Cette question n’est pas directement liée à l’accompagnement des ménages, elle fait l’objet d’un travail séparé et la Capeb a indiqué être encore en train d’élaborer des propositions pour cet accompagnement des professionnels.

Combien d’Accompagnateurs Rénov’ seront déployés ?

La définition des termes de l’accompagnement est en cours, il n’y a pas d’évaluation à ce jour du nombre d’entreprises ou d’entités qui rempliront cette mission : ce qui est certain c’est que c’est un marché d’avenir.

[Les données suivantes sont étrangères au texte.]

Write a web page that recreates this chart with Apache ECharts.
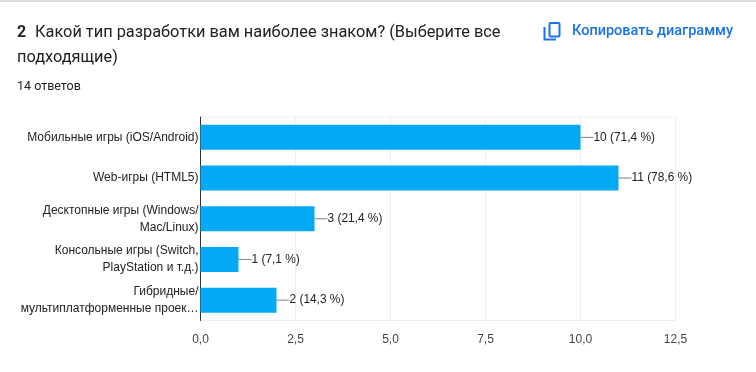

Le gouvernement souhaite qu’un maximum d’acteurs puisse le réaliser pour massifier les rénovations performantes, tout en assurant qu’ils présentent les garanties suffisantes en termes de compétences et de neutralité.

Le « prêt avance mutation », créé par la loi de transition énergétique de 2015, n’a jamais été distribué, pourquoi ?

Le « prêt avance mutation » n’a pas rencontré un grand succès car peu de banques souhaitaient le commercialiser. Le travail décisif de la mission d’Olivier Sichel a été de proposer une voie de mobilisation des banques autour de ce prêt, en suggérant d’y apporter une garantie publique. C’est ce que nous faisons à l’article 43 du projet de loi Climat et résilience en mettant à profit le FGRE (Fonds de garantie pour la rénovation énergétique).

En quoi ces prêts peuvent-ils avoir une incidence sur le développement des travaux de rénovation énergétique ?

L’incidence certaine sera de favoriser l’accès à la rénovation énergétique de tous les ménages, y compris ceux qui ne peuvent pas avancer le coût des travaux.